The Corner

National Security & Defense

U.S. Has Done Fine with No Government Department of Sports

The U.S. is off to a great start at the Rio Olympics, where they have dominated high-profile events like swimming and women’s gymnastics. They lead gold and total medals.

These wins come in spite of the country’s unusual lack of government involvement in sports. Indeed, they may even come because of that lack of government involvement.

The United States Olympic Committee officially organizes the athletes that represent the country at the Olympic Games. Its website states that “it is a federally chartered nonprofit corporation and does not receive federal financial support (other than for select Paralympic military programs).” By contrast, almost every other nation on earth has a government-funded and government-run department, solely for sports. In countries such as Canada and the U.K., the government has an appointed sports minister. In countries such as China, the government runs a set of rigid national programs intended to maximize their competitiveness.
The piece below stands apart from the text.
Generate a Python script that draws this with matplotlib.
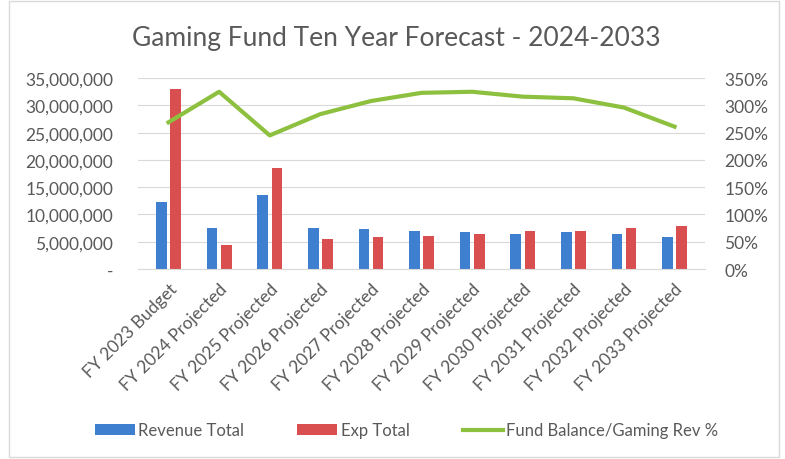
import numpy as np
import matplotlib.pyplot as plt
from matplotlib.ticker import FuncFormatter

categories = ["FY 2023 Budget", "FY 2024 Projected", "FY 2025 Projected", "FY 2026 Projected",
              "FY 2027 Projected", "FY 2028 Projected", "FY 2029 Projected", "FY 2030 Projected",
              "FY 2031 Projected", "FY 2032 Projected", "FY 2033 Projected"]
revenue = [12.3e6, 7.5e6, 13.5e6, 7.5e6, 7.3e6, 7.0e6, 6.7e6, 6.5e6, 6.7e6, 6.5e6, 5.9e6]
expense = [33.0e6, 4.4e6, 18.5e6, 5.5e6, 5.9e6, 6.1e6, 6.5e6, 6.9e6, 6.9e6, 7.5e6, 7.8e6]
balance_pct = [269, 325, 245, 284, 308, 323, 325, 316, 313, 296, 261]

plt.rcParams['font.family'] = ['Lato', 'DejaVu Sans']
grey = "#595959"

fig = plt.figure(figsize=(7.85, 4.6), dpi=100)
ax = fig.add_axes([0.176, 0.413, 0.722, 0.415])
x = np.arange(len(categories))
w = 0.21
ax.bar(x - 0.14, revenue, w, color="#3F7FCF", label="Revenue Total", zorder=2)
ax.bar(x + 0.14, expense, w, color="#D94F4F", label="Exp Total", zorder=2)
ax.set_xlim(-0.6, len(categories) - 0.4)
ax.set_ylim(0, 35e6)
ax.set_yticks(np.arange(0, 35e6 + 1, 5e6))
ax.yaxis.set_major_formatter(FuncFormatter(lambda v, p: "-" if v == 0 else f"{v:,.0f}"))
ax.grid(axis="y", color="#D9D9D9", linewidth=0.8, zorder=0)
ax.set_axisbelow(True)
for s in ax.spines.values():
    s.set_visible(False)
ax.spines["bottom"].set_visible(True)
ax.spines["bottom"].set_color("#D9D9D9")
ax.tick_params(axis="y", length=0, labelsize=12.5, colors=grey, pad=18)
ax.tick_params(axis="x", length=0, labelsize=12.5, colors=grey, pad=8)
ax.set_xticks(x)
ax.set_xticklabels(categories, rotation=45, ha="right", rotation_mode="anchor")

ax2 = ax.twinx()
ax2.plot(x, balance_pct, color="#8DC03F", linewidth=3, label="Fund Balance/Gaming Rev %", zorder=3)
ax2.set_ylim(0, 350)
ax2.set_yticks(np.arange(0, 351, 50))
ax2.yaxis.set_major_formatter(FuncFormatter(lambda v, p: f"{v:.0f}%"))
for s in ax2.spines.values():
    s.set_visible(False)
ax2.tick_params(length=0, labelsize=12.5, colors=grey, pad=14)

fig.text(0.505, 0.917, "Gaming Fund Ten Year Forecast - 2024-2033", ha="center", va="center",
         fontsize=19, color=grey)

h1, l1 = ax.get_legend_handles_labels()
h2, l2 = ax2.get_legend_handles_labels()
fig.legend(h1 + h2, l1 + l2, loc="center", bbox_to_anchor=(0.518, 0.062), ncol=3, frameon=False,
           fontsize=12, labelcolor=grey, handlelength=2.4, handletextpad=0.2, columnspacing=3.2)

fig.patches.append(plt.Rectangle((0.012, 0.005), 0.98, 0.99, transform=fig.transFigure,
                                 fill=False, edgecolor="#D9D9D9", linewidth=1))
fig.savefig("out.png", dpi=100)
A question: With no government funding going toward its Olympic efforts, how has the U.S. performed better than everybody else over the last several decades? After all, sports have only gotten more competitive worldwide, and it is not as if countries such as China lack the resources to train their best athletes. And yet the U.S. has led the world in both gold and total medals at the Summer Olympics every year since countries in the former Soviet Bloc stopped competing as a unified team (the only exception was in 2008, in which year host nation China won the most golds and the U.S. won the most in total). Oddly, countries with more robust, centralized systems do not seem to be getting a return on their subsidies. Maybe they are missing part of the fun of it.

This year, for the second time in a row, the U.S. beat China in women’s all-around gymnastics, despite prognosticators’ recent warnings that the Chinese government’s intense training programs would lead to that country’s domination of the sport. Could it be that, despite warnings to the contrary, state power is less efficient at maximizing talent than individuals or local communities? In China, an elite group is trained to compete from a young age. But this poses problems, among them that the initiative is taken away from the athletes themselves, and the all-knowing state is assumed to be the best judge of talent and resource-allocation. And so, despite supposedly scooping up the best gymnastics talent and giving them the best training (and doing some cheating along the way) China continues to lose ground to a country that does not devote public funds to the Olympics, and that has a fraction of its population.

It does not take a genius to figure out that sports are best served by allowing the people that play them to plot their own course. American Simone Biles’s dream of being a champion gymnast was guided by family and coaches, not an impersonal state apparatus. Had she been born in China, her success would have depended entirely on being noticed by government officials.

As ever, concentrating power in the hands of the few is not the right principle to guide just and equitable athletics. Freedom to pursue one’s own dreams has led to an explosion of talent in U.S. sports, and it came primarily without guidance from the soft or strong hand of government.